How do I calculate effect size for percentages of totals? I apologize if this questions is poorly worded or has a very simple answer but I work in a field very different than statistics. I am looking at diction (word use) in books from two different artistic movements  over time. I want to compare words that were first used in each century by each set of authors. For example both sets use words from the 18th century at a rate of 15.5 and 15.2 percent of their total word use. How do I find out if this .3 percent means anything? Would I be looking at effect size? And, if so, what measure should I use?
 A: Look up Cohen's $h$. First, you calculate $h$, which is pretty straightforward:
$$h = 2\times\arcsin\left(\sqrt{p_1}\right) - 2\times\arcsin\left(\sqrt{p_2}\right)$$
Where $p_1$ and $p_2$ are the two proportions.
Then, you have to decide on a cutoff. The "rule of thumb" cutoff is that if $h \ge 0.2$, then you have something interesting. Though in your particular science, a different cutoff might be more appropriate.
A: You can test whether two proportions are equal using a test like the one described here.
This is implemented in R in the prop.test function. For example, your data might look like this:
# count of target words for author 1 and author 2
word_counts <- c(27, 46) 

# total words for author 1 and author 2
total_words <- c(173, 302)


# here are the proportions for the two authors:
> word_counts/total_words
[1] 0.1560694 0.1523179

This tests the null hypothesis that the rate in both groups is the same:
> prop.test(x=word_counts, n=total_words)

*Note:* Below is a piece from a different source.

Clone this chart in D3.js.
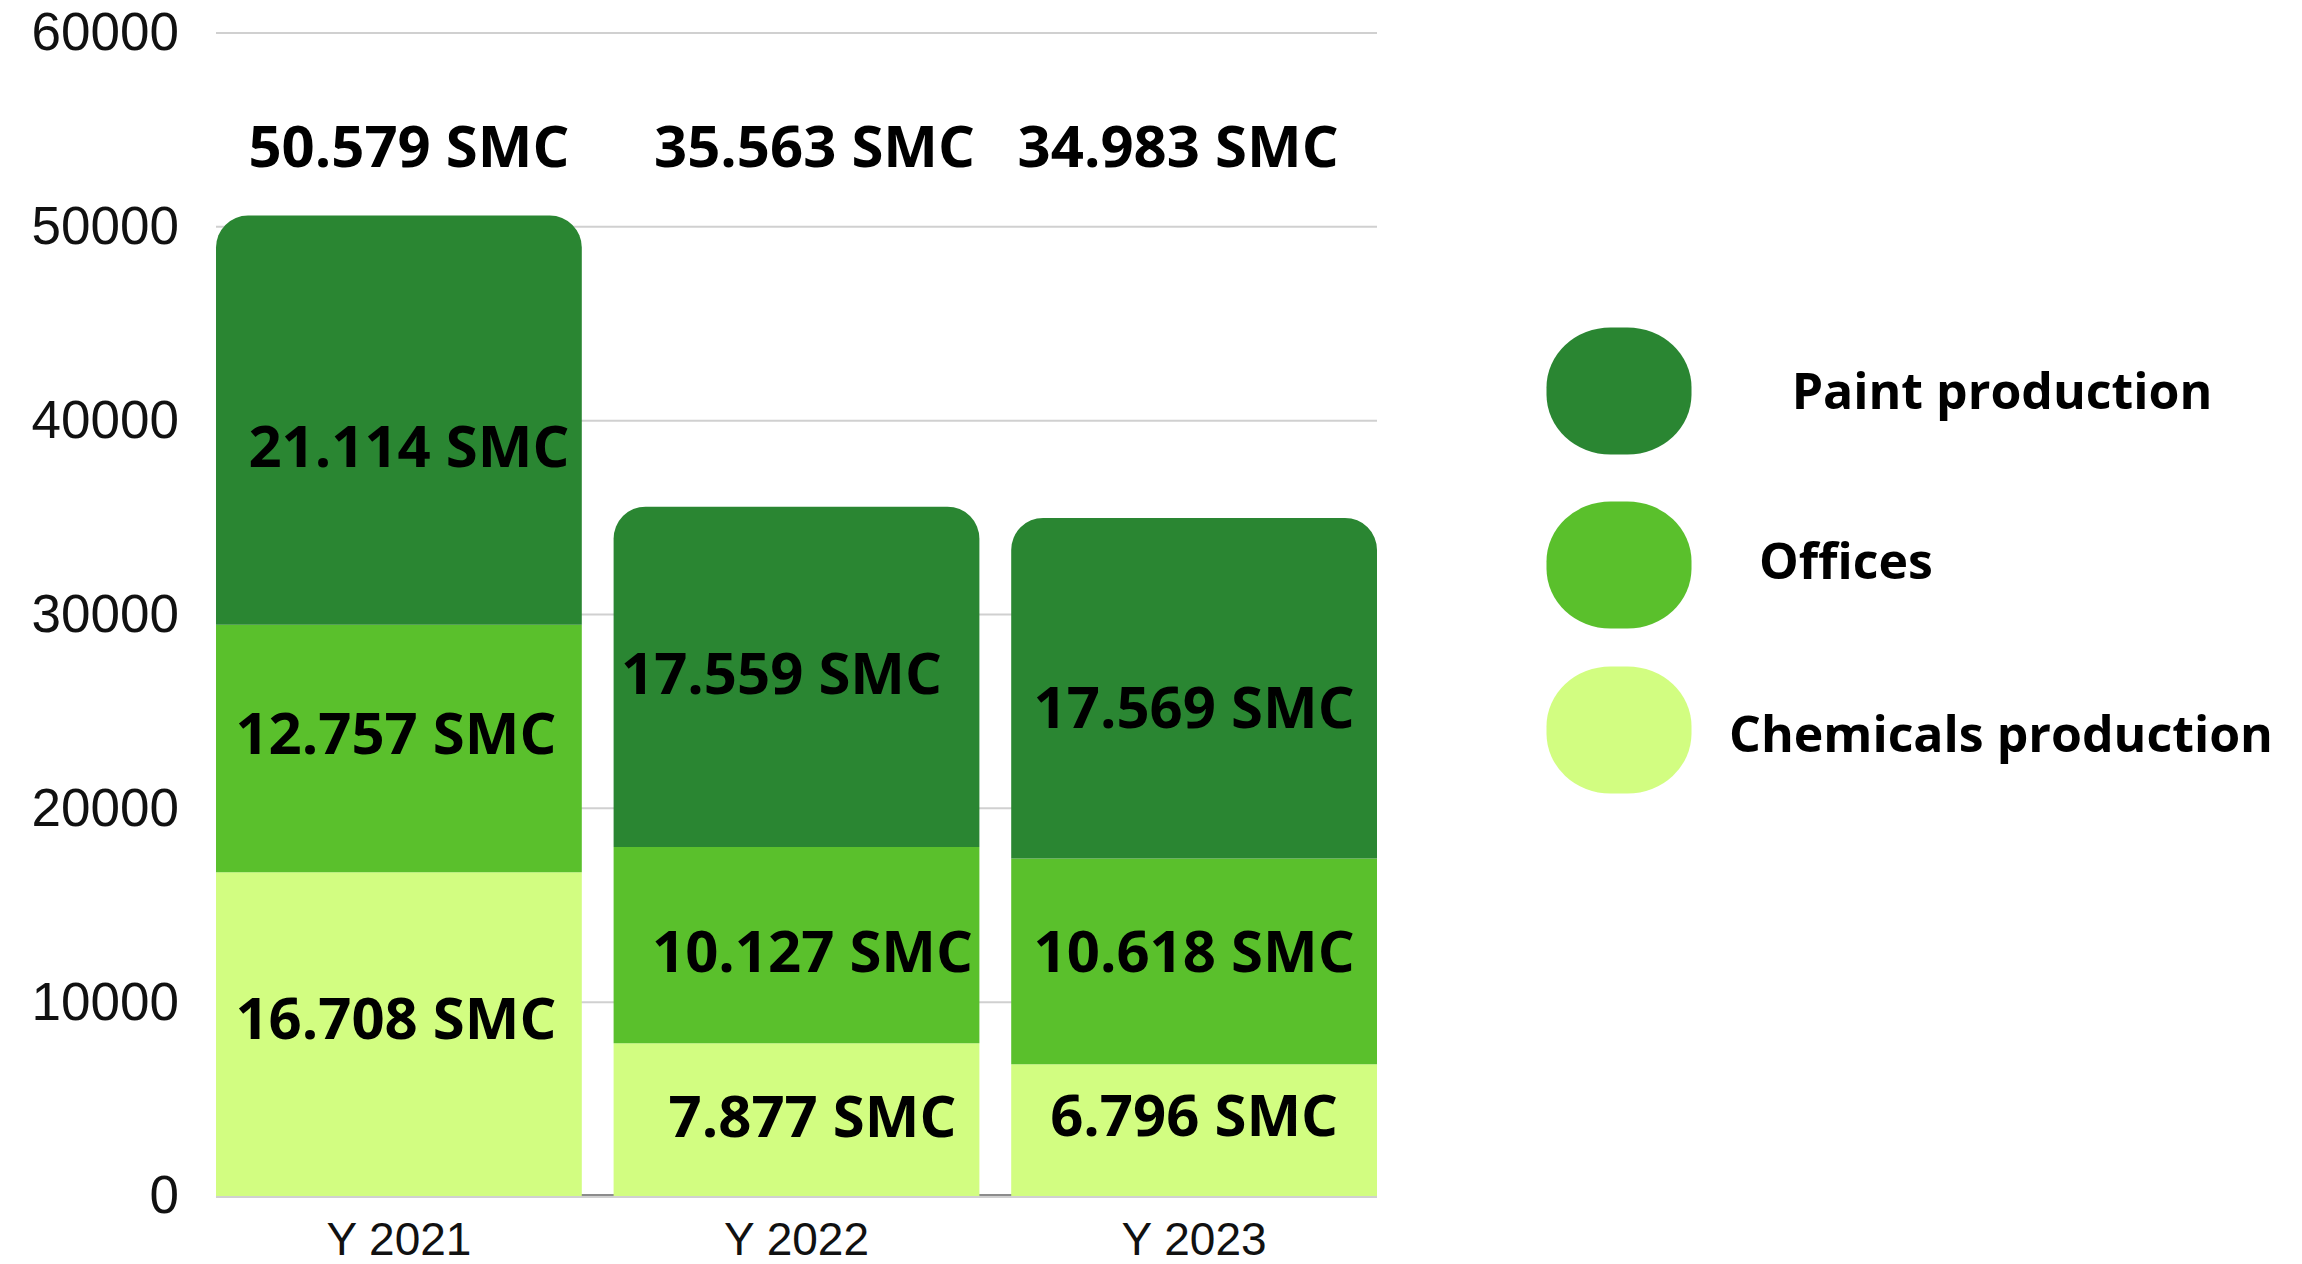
<!DOCTYPE html>
<html>
<head>
<meta charset="utf-8">
<script src="https://cdn.jsdelivr.net/npm/d3@7"></script>
<style>
  html, body { margin: 0; padding: 0; background: #ffffff; }
  svg { display: block; }
</style>
</head>
<body>
<svg id="chart" width="2302" height="1264"></svg>
<script>
// ---------- data ----------
const years = ["Y 2021", "Y 2022", "Y 2023"];
const seriesNames = ["Chemicals production", "Offices", "Paint production"];
const chemicals = [16708, 7877, 6796];
const offices = [12757, 10127, 10618];
const paint = [21114, 17559, 17569];
const yTicks = [0, 10000, 20000, 30000, 40000, 50000, 60000];
const legendOrder = ["Paint production", "Offices", "Chemicals production"];

// ---------- style / layout ----------
const colors = {
  "Chemicals production": "#d2fd81",
  "Offices": "#5ac02c",
  "Paint production": "#2a8632"
};
// small hand-placement offsets of the labels (pixels), as in the original design
const labelNudge = {
  "Paint production": [[10, 26], [-15, -4], [0, 19]],
  "Offices": [[-3, -15], [16, 6], [0, -10]],
  "Chemicals production": [[-3, -16], [16, -4], [0, -15]]
};
const totalNudge = [10, 18, -16];

const W = 2302, H = 1264;
const plot = { left: 216, right: 1377, top: 33, bottom: 1196 };

const svg = d3.select("#chart");
svg.append("rect").attr("width", W).attr("height", H).attr("fill", "#fff");

const rows = years.map((yr, i) => ({
  year: yr,
  "Chemicals production": chemicals[i],
  "Offices": offices[i],
  "Paint production": paint[i]
}));

const x = d3.scaleBand().domain(years).range([plot.left, plot.right]).paddingInner(0.08).paddingOuter(0);
const y = d3.scaleLinear().domain([0, 60000]).range([plot.bottom, plot.top]);

const stack = d3.stack().keys(seriesNames);
const layers = stack(rows);

const loc = d3.formatLocale({ decimal: ",", thousands: ".", grouping: [3], currency: ["", ""] });
const fmt = v => loc.format(",")(v) + " SMC";

// gridlines
svg.append("g").selectAll("line").data(yTicks).join("line")
  .attr("x1", plot.left).attr("x2", plot.right)
  .attr("y1", d => y(d) + (d === 0 ? 1 : 0)).attr("y2", d => y(d) + (d === 0 ? 1 : 0))
  .attr("stroke", "#d0d0d0").attr("stroke-width", 2);

// axis baseline (dark, visible between bars)
svg.append("line")
  .attr("x1", plot.left).attr("x2", plot.right)
  .attr("y1", y(0) - 1).attr("y2", y(0) - 1)
  .attr("stroke", "#666").attr("stroke-width", 1.5);

// y axis
const yAxis = svg.append("g")
  .attr("transform", `translate(${plot.left},0)`)
  .call(d3.axisLeft(y).tickValues(yTicks).tickSize(0).tickPadding(37).tickFormat(d3.format("d")));
yAxis.select(".domain").remove();
yAxis.selectAll("text")
  .attr("font-family", "'Liberation Sans', Arial, sans-serif")
  .attr("font-size", 53).attr("fill", "#111");

// x axis
const xAxis = svg.append("g")
  .attr("transform", `translate(0,${plot.bottom})`)
  .call(d3.axisBottom(x).tickSize(0).tickPadding(26));
xAxis.select(".domain").remove();
xAxis.selectAll("text")
  .attr("font-family", "'Liberation Sans', Arial, sans-serif")
  .attr("font-size", 46).attr("fill", "#111");

// bars
const r = 32;
function topRounded(x0, y0, w, h, rad) {
  const rr = Math.min(rad, h, w / 2);
  return `M${x0},${y0 + h}V${y0 + rr}A${rr},${rr} 0 0 1 ${x0 + rr},${y0}H${x0 + w - rr}A${rr},${rr} 0 0 1 ${x0 + w},${y0 + rr}V${y0 + h}Z`;
}

const topKey = seriesNames[seriesNames.length - 1];
const barG = svg.append("g");
layers.forEach(layer => {
  barG.append("g").selectAll("path").data(layer).join("path")
    .attr("fill", colors[layer.key])
    .attr("d", d => {
      const x0 = x(d.data.year), w = x.bandwidth();
      const y0 = y(d[1]), h = y(d[0]) - y(d[1]);
      return layer.key === topKey ? topRounded(x0, y0, w, h, r) : `M${x0},${y0}h${w}v${h}h${-w}Z`;
    });
});

// segment labels
const labelFont = "'Open Sans', 'Noto Sans', sans-serif";
layers.forEach(layer => {
  svg.append("g").selectAll("text").data(layer).join("text")
    .attr("x", (d, i) => x(d.data.year) + x.bandwidth() / 2 + labelNudge[layer.key][i][0])
    .attr("y", (d, i) => (y(d[0]) + y(d[1])) / 2 + labelNudge[layer.key][i][1])
    .attr("dy", "0.36em")
    .attr("text-anchor", "middle")
    .attr("font-family", labelFont).attr("font-weight", 700).attr("font-size", 58)
    .attr("fill", "#000")
    .text(d => fmt(d[1] - d[0]));
});

// totals row
const totals = rows.map((d, i) => chemicals[i] + offices[i] + paint[i]);
svg.append("g").selectAll("text").data(years).join("text")
  .attr("x", (d, i) => x(d) + x.bandwidth() / 2 + totalNudge[i])
  .attr("y", 146)
  .attr("dy", "0.36em")
  .attr("text-anchor", "middle")
  .attr("font-family", labelFont).attr("font-weight", 700).attr("font-size", 58)
  .attr("fill", "#000")
  .text((d, i) => fmt(totals[i]));

// legend
const legendSwatchX = 1619;
const legendY = [391, 565, 730];
const legendTextY = [391, 561, 734];
const legendTextX = [2002, 1846, 2001];
const lg = svg.append("g");
legendOrder.forEach((name, i) => {
  lg.append("rect")
    .attr("x", legendSwatchX - 72.5).attr("y", legendY[i] - 63.5)
    .attr("width", 145).attr("height", 127)
    .attr("rx", 64).attr("ry", 60)
    .attr("fill", colors[name]);
  lg.append("text")
    .attr("x", legendTextX[i]).attr("y", legendTextY[i])
    .attr("dy", "0.36em")
    .attr("text-anchor", "middle")
    .attr("font-family", labelFont).attr("font-weight", 700).attr("font-size", 50)
    .attr("fill", "#000")
    .text(name);
});
</script>
</body>
</html>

    2-sample test for equality of proportions with continuity correction

data:  word_counts out of total_words
X-squared = 2.2201e-30, df = 1, p-value = 1
alternative hypothesis: two.sided
95 percent confidence interval:
 -0.06757982  0.07508279
sample estimates:
   prop 1    prop 2 
0.1560694 0.1523179 

Note that if the sample size is large enough, even this small difference in proportions can be significant:
# count of target words for author 1 and author 2
word_counts <- c(27000, 46000) 

# total words for author 1 and author 2
total_words <- c(173000, 302000)

> prop.test(x=word_counts, n=total_words)

    2-sample test for equality of proportions with continuity correction

data:  word_counts out of total_words
X-squared = 11.873, df = 1, p-value = 0.0005696
alternative hypothesis: two.sided
95 percent confidence interval:
 0.001609876 0.005893091
sample estimates:
   prop 1    prop 2 
0.1560694 0.1523179

A: There are a few ways to do this, but I think that the way to go there is making a contingency table with the counting and applying a chi-square test to check if counting of the sets differed on the centuries.